L'Ukraine, futur géant de l'agriculture ?
Je me souviendrai de mon périple Bulgaro-Ukrainien ! Pensez ! Une
nuit en catamaran sur la Mer Noire déchaînée… Croyez-moi, le pied marin
d’un agriculteur n’a pas résisté ! Au petit matin, soulagement. Les
éléments enfin calmés me laissent découvrir les gigantesques
infrastructures du port franc d’Odessa et matérialiser la vocation
exportatrice de l’Ukraine.
En pénétrant à l’intérieur du pays si,
comme moi, vous êtes agriculteur dans une région où les exploitations
font 30 hectares de moyenne, vous êtes frappés par l’immensité des
champs. Et vous comprenez que l’agriculture ait toujours été une force
de l’Ukraine. Ses cultures couvrent 42 millions d’hectares, dont 40 %
sur les fameuses tchernozem. Oh, vous ne connaissez pas ! Allez, je
l’avoue. J’ai découvert le nom là-bas. Il s’agit des terres noires,
aussi riches en humus que fertiles. Cela dit, si quelqu’un connaît
l’origine de leur teneur humifère, je prends.
Dès la fin de ma
première journée, j’ai mesuré les formidables atouts du pays et le
potentiel de son agriculture, avec des conditions pédoclimatiques très
propices à la production de céréales. Alors, vous vous interrogez.
Pourquoi ce pays n’est-il pas une puissance agricole mondiale ?
Sous
le régime soviétique, les exploitations sont divisées en sovkhozes
(fermes d’état), avec des fonctionnaires, en kolkhozes (coopératives)

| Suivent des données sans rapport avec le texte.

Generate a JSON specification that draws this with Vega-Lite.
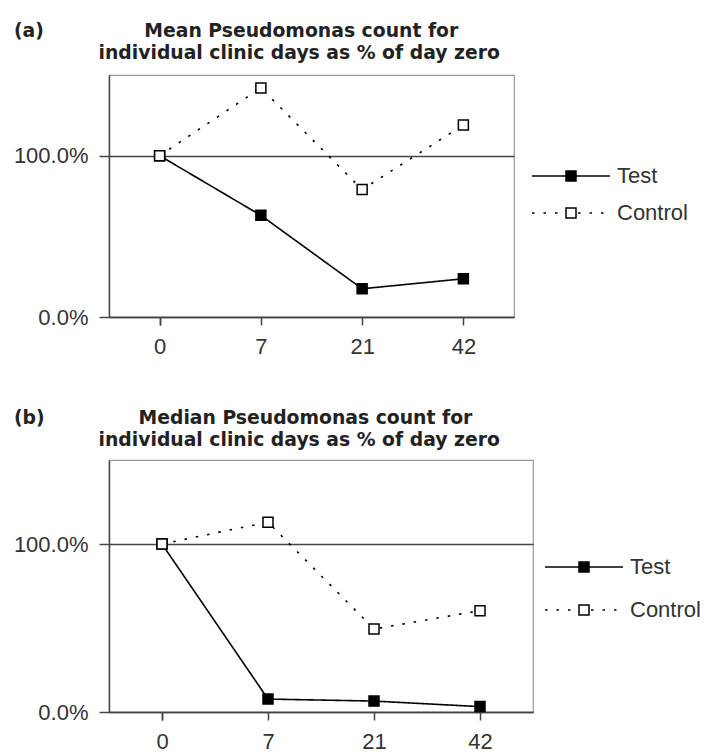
{
  "$schema": "https://vega.github.io/schema/vega-lite/v6.json",
  "padding": {"left": 12, "top": 21, "right": 5, "bottom": 5},
  "background": "white",
  "datasets": {
    "counts": [
      {"stat": "mean", "day": 0, "series": "Test", "pct": 1.0},
      {"stat": "mean", "day": 7, "series": "Test", "pct": 0.63},
      {"stat": "mean", "day": 21, "series": "Test", "pct": 0.175},
      {"stat": "mean", "day": 42, "series": "Test", "pct": 0.237},
      {"stat": "mean", "day": 0, "series": "Control", "pct": 1.0},
      {"stat": "mean", "day": 7, "series": "Control", "pct": 1.42},
      {"stat": "mean", "day": 21, "series": "Control", "pct": 0.79},
      {"stat": "mean", "day": 42, "series": "Control", "pct": 1.19},
      {"stat": "median", "day": 0, "series": "Test", "pct": 1.0},
      {"stat": "median", "day": 7, "series": "Test", "pct": 0.077},
      {"stat": "median", "day": 21, "series": "Test", "pct": 0.065},
      {"stat": "median", "day": 42, "series": "Test", "pct": 0.032},
      {"stat": "median", "day": 0, "series": "Control", "pct": 1.0},
      {"stat": "median", "day": 7, "series": "Control", "pct": 1.13},
      {"stat": "median", "day": 21, "series": "Control", "pct": 0.494},
      {"stat": "median", "day": 42, "series": "Control", "pct": 0.603}
    ]
  },
  "spacing": 50,
  "vconcat": [
    {
      "width": 405,
      "height": 242,
      "data": {"name": "counts"},
      "transform": [{"filter": "datum.stat === 'mean'"}],
      "title": {"text": ["(a)\u2003\u2003\u2003\u2003\u2003\u00a0Mean Pseudomonas count for", "\u200b\u2003\u2003\u2003\u2003\u2002individual clinic days as % of day zero"], "anchor": "start", "frame": "group", "align": "left", "dx": -95, "offset": 12},
      "encoding": {
        "x": {"field": "day", "type": "ordinal", "scale": {"domain": [0, 7, 21, 42], "paddingInner": 0, "paddingOuter": 0}},
        "y": {"field": "pct", "type": "quantitative", "scale": {"domain": [0, 1.5], "nice": false},
              "axis": {"values": [0, 1], "format": ".1%", "title": null}}
      },
      "layer": [
        {
          "mark": {"type": "line", "color": "black", "strokeWidth": 1.6},
          "encoding": {
            "strokeDash": {"field": "series", "type": "nominal",
              "scale": {"domain": ["Test", "Control"], "range": [[1, 0], [2.5, 9]]},
              "legend": {"title": null, "orient": "none", "legendX": 451, "legendY": 90, "rowPadding": 15, "symbolType": "M-7.8,0H7.8", "symbolFillColor": "transparent"}}
          }
        },
        {
          "mark": {"type": "point", "shape": "square", "filled": true, "size": 100, "stroke": "black", "strokeWidth": 1.5, "opacity": 1},
          "encoding": {
            "fill": {"field": "series", "type": "nominal", "sort": "descending",
              "scale": {"range": ["black", "white"]},
              "legend": {"title": null, "orient": "none", "legendX": 451, "legendY": 90, "rowPadding": 15, "symbolType": "square", "labelOpacity": 0}}
          }
        }
      ]
    },
    {
      "width": 424,
      "height": 252,
      "data": {"name": "counts"},
      "transform": [{"filter": "datum.stat === 'median'"}],
      "title": {"text": ["(b)\u2003\u2003\u2003\u2003\u2003Median Pseudomonas count for", "\u200b\u2003\u2003\u2003\u2003\u2002individual clinic days as % of day zero"], "anchor": "start", "frame": "group", "align": "left", "dx": -95, "offset": 10},
      "encoding": {
        "x": {"field": "day", "type": "ordinal", "scale": {"domain": [0, 7, 21, 42], "paddingInner": 0, "paddingOuter": 0}},
        "y": {"field": "pct", "type": "quantitative", "scale": {"domain": [0, 1.5], "nice": false},
              "axis": {"values": [0, 1], "format": ".1%", "title": null}}
      },
      "layer": [
        {
          "mark": {"type": "line", "color": "black", "strokeWidth": 1.6},
          "encoding": {
            "strokeDash": {"field": "series", "type": "nominal",
              "scale": {"domain": ["Test", "Control"], "range": [[1, 0], [2.5, 9]]},
              "legend": {"title": null, "orient": "none", "legendX": 464, "legendY": 96, "rowPadding": 21, "symbolType": "M-7.8,0H7.8", "symbolFillColor": "transparent"}}
          }
        },
        {
          "mark": {"type": "point", "shape": "square", "filled": true, "size": 100, "stroke": "black", "strokeWidth": 1.5, "opacity": 1},
          "encoding": {
            "fill": {"field": "series", "type": "nominal", "sort": "descending",
              "scale": {"range": ["black", "white"]},
              "legend": {"title": null, "orient": "none", "legendX": 464, "legendY": 96, "rowPadding": 21, "symbolType": "square", "labelOpacity": 0}}
          }
        }
      ]
    }
  ],
  "resolve": {
    "scale": {"x": "independent", "y": "independent", "strokeDash": "independent", "fill": "independent"},
    "legend": {"strokeDash": "independent", "fill": "independent"}
  },
  "config": {
    "view": {"stroke": "#999", "strokeWidth": 1.2},
    "font": "Liberation Sans",
    "title": {"font": "DejaVu Sans", "fontSize": 18.8, "fontWeight": "bold", "color": "#222", "lineHeight": 22},
    "axis": {"labelFont": "Liberation Sans", "labelFontSize": 22, "labelColor": "#333", "domainColor": "#444", "domainWidth": 1.5, "tickColor": "#444", "tickWidth": 1.5},
    "axisX": {"tickSize": 8, "labelPadding": 11, "tickBand": "extent", "labelAngle": 0, "grid": false, "title": null},
    "axisY": {"tickSize": 10, "labelPadding": 11, "grid": true, "gridColor": "#444", "gridWidth": 1.5},
    "legend": {"labelFont": "Liberation Sans", "labelFontSize": 22, "labelColor": "#333", "symbolSize": 100, "labelOffset": 35, "symbolStrokeWidth": 1.5, "symbolStrokeColor": "black"}
  }
}
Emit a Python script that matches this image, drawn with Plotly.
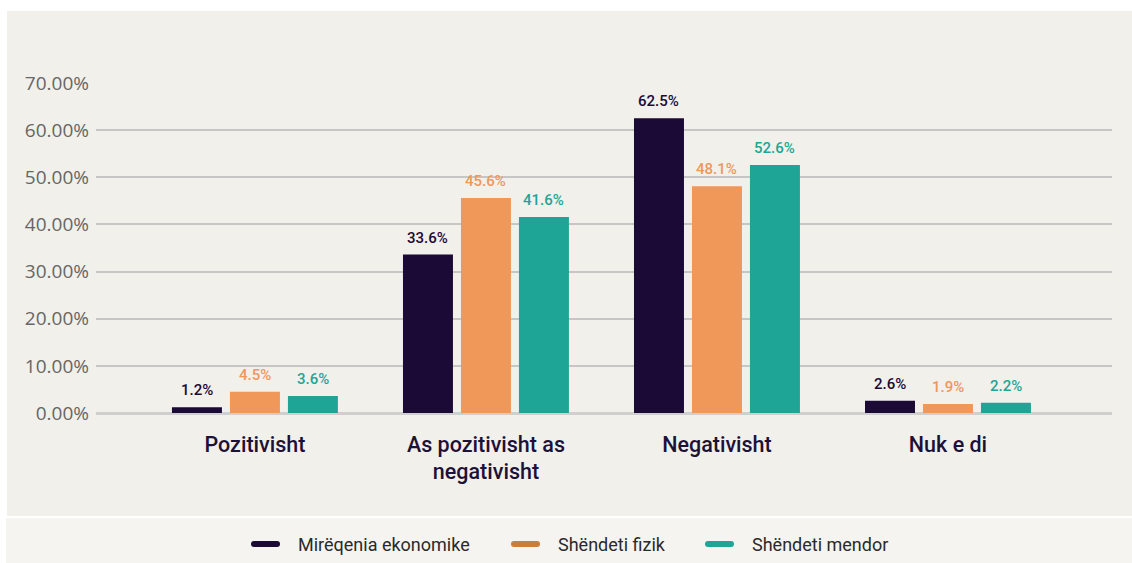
import plotly.graph_objects as go

categories = ["Pozitivisht", "As pozitivisht as<br>negativisht", "Negativisht", "Nuk e di"]
series_names = ["Mirëqenia ekonomike", "Shëndeti fizik", "Shëndeti mendor"]
mireqenia = [1.2, 33.6, 62.5, 2.6]
fizik = [4.5, 45.6, 48.1, 1.9]
mendor = [3.6, 41.6, 52.6, 2.2]
y_ticks = [0, 10, 20, 30, 40, 50, 60, 70]
y_tick_labels = ["0.00%", "10.00%", "20.00%", "30.00%", "40.00%", "50.00%", "60.00%", "70.00%"]

bar_colors = ["#1b0a35", "#f0975a", "#1fa596"]
legend_colors = ["#1b0a35", "#c97f3c", "#1fa596"]
values = [mireqenia, fizik, mendor]

x_idx = list(range(len(categories)))

W, H = 1132, 563
L, R, T, B = 96, W - 1112, 83, H - 413
pw, ph = W - L - R, H - T - B

X_RANGE = [-0.688, 3.71]
BARGAP, BARGROUPGAP = 0.247, 0.138
unit_px = pw / (X_RANGE[1] - X_RANGE[0])
slot_px = unit_px * (1 - BARGAP) / len(series_names)

def px_x(p):
    return (p - L) / pw

def px_y(p):
    return (H - B - p) / ph

fig = go.Figure()
for k, (name, vals, c) in enumerate(zip(series_names, values, bar_colors)):
    fig.add_trace(go.Bar(
        x=x_idx, y=vals, name=name, marker=dict(color=c, line=dict(width=0)),
        showlegend=False, hoverinfo="skip",
    ))
    for i, v in zip(x_idx, vals):
        fig.add_annotation(
            x=i, y=v, xref="x", yref="y", text=f"{v:.1f}%", showarrow=False,
            xanchor="center", yanchor="bottom",
            xshift=(k - (len(series_names) - 1) / 2) * slot_px, yshift=6,
            font=dict(family="Roboto", size=15, color=c, weight=500),
        )

# background panels
fig.add_shape(type="rect", xref="paper", yref="paper",
              x0=px_x(7), x1=px_x(1132), y0=px_y(516), y1=px_y(11),
              fillcolor="#f1f0eb", line=dict(width=0), layer="below")
fig.add_shape(type="rect", xref="paper", yref="paper",
              x0=px_x(6), x1=px_x(1132), y0=px_y(563), y1=px_y(518),
              fillcolor="#f5f4f0", line=dict(width=0), layer="below")

# legend (drawn by hand so it does not push the margins)
legend_y = 544
legend_sym_starts = [251, 511, 705]
sym_len, sym_gap = 29, 16
for name, c, x0 in zip(series_names, legend_colors, legend_sym_starts):
    fig.add_shape(type="line", xref="paper", yref="paper",
                  x0=px_x(x0 + 3), x1=px_x(x0 + sym_len - 3),
                  y0=px_y(legend_y), y1=px_y(legend_y),
                  line=dict(color=c, width=6))
    fig.add_shape(type="circle", xref="paper", yref="paper",
                  x0=px_x(x0), x1=px_x(x0 + 6),
                  y0=px_y(legend_y + 3), y1=px_y(legend_y - 3),
                  fillcolor=c, line=dict(width=0))
    fig.add_shape(type="circle", xref="paper", yref="paper",
                  x0=px_x(x0 + sym_len - 6), x1=px_x(x0 + sym_len),
                  y0=px_y(legend_y + 3), y1=px_y(legend_y - 3),
                  fillcolor=c, line=dict(width=0))
    fig.add_annotation(
        x=px_x(x0 + sym_len + sym_gap), y=px_y(legend_y), xref="paper", yref="paper",
        text=name, showarrow=False, xanchor="left", yanchor="middle",
        font=dict(family="Roboto", size=18, color="#2a2a2a"),
    )

fig.update_layout(
    width=W, height=H,
    margin=dict(l=L, r=R, t=T, b=B, pad=0),
    paper_bgcolor="white",
    plot_bgcolor="rgba(0,0,0,0)",
    barmode="group",
    bargap=BARGAP,
    bargroupgap=BARGROUPGAP,
    showlegend=False,
    font=dict(family="Roboto"),
    xaxis=dict(
        range=X_RANGE, tickvals=x_idx, ticktext=categories,
        showgrid=False, zeroline=False, showline=False, ticks="",
        tickfont=dict(family="Roboto", size=21.5, color="#1d1236", weight=500),
        ticklabelstandoff=16,
    ),
    yaxis=dict(
        range=[0, 70], tickvals=y_ticks, ticktext=y_tick_labels,
        showgrid=True, gridcolor="#c6c6c6", gridwidth=1.5,
        zeroline=True, zerolinecolor="#cfcfcf", zerolinewidth=2.5,
        showline=False, ticks="",
        tickfont=dict(family="Open Sans", size=19, color="#666666"),
        ticklabelstandoff=6,
    ),
)

fig.write_html(
    "out.html",
    config={"displayModeBar": False},
    post_script="document.body.style.margin='0';document.body.style.overflow='hidden';",
)
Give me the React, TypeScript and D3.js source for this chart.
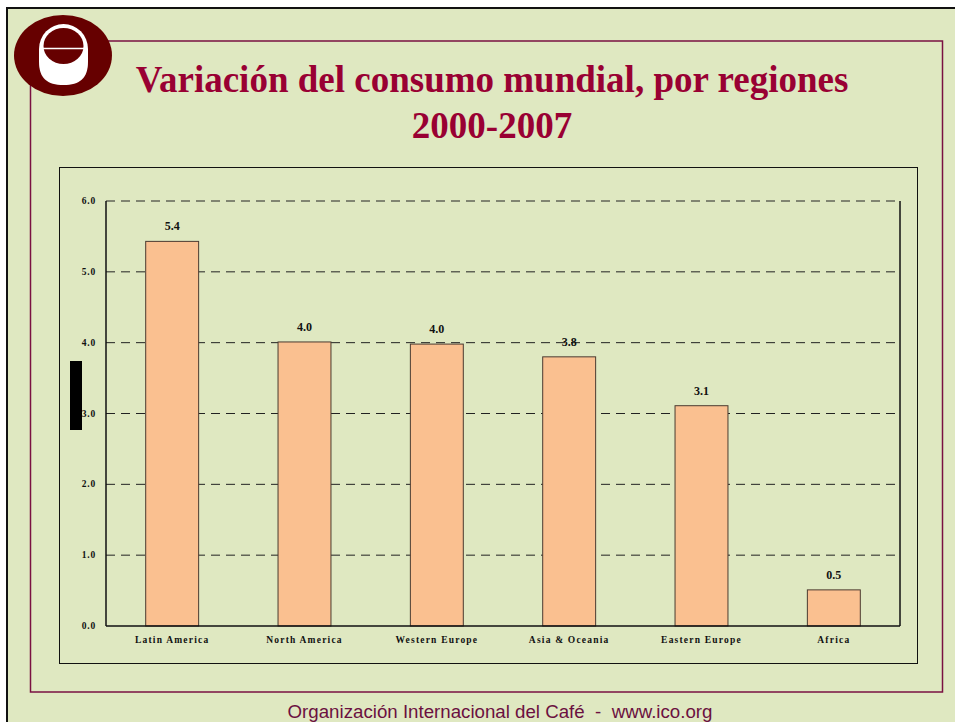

avec des agriculteurs propriétaires d’une part de l’exploitation et en
lopins de terre (0,5 à 1,5 hectare), attribués à des ruraux ou des
urbains. C’est le vide juridique après l’effondrement du communisme. En
1999, les équipements sont obsolètes et, épuisés par le manque intrants,
les sols produisent 40 % de moins qu’en 1990. Depuis, des réformes
visent à privatiser les entreprises d’état et créer un financement
efficace.
J’ai été saisi par le rôle social de l’agriculture.
Pensez. Un tiers des Ukrainiens sont ruraux (16 millions). L’activité
agricole emploie 22 % des actifs et fait vivre plus de 40 % de la
population.
Les structures agricoles sont très hétérogènes. J’ai vu
se côtoyer, des lopins de terre, des fermes familiales de dizaines
d’hectares, des entreprises héritières des kolkhozes de milliers
d’hectares et des exploitations de 10 000 à 60 000 hectares, purement
capitalistiques, qui conservent des pratiques culturales très
extensives, et où optimum agronomique ne rime pas avec optimum
économique.
Si les millions de paysans des deux premières catégories
produisent l’essentiel des fruits et légumes du pays, ils ont des
revenus très modestes. En traversant le pays et en voyant ces petites
maisons avec deux vaches et quelques volailles qui picorent dans les
jardins, j’ai mesuré leur rôle structurant. Mais je m’interroge sur leur
avenir.
En malaxant de mes mains ces mythiques terres noires et en
rencontrant tous ces gens, j’ai réalisé le fabuleux potentiel de cette
agriculture. Malgré la rigueur hivernale et l’instabilité politique, son
l’essor s’inscrit dans le cadre d’une économie mondialisée et en fera
vite un acteur agricole incontournable.
Il est certain que le pays
s’intéresse plus à l’avenir de son économie qu’aux clivages politiques pro-russes ou pro-européens. Il reste que les agriculteurs français ne
doivent pas s’effrayer de l’éveil ukrainien. Les besoins alimentaires et
énergétiques de notre planète sont de plus en plus considérables ; tous
les paysans du monde ne seront pas de trop pour y répondre… si les
échanges internationaux sont réglés intelligemment.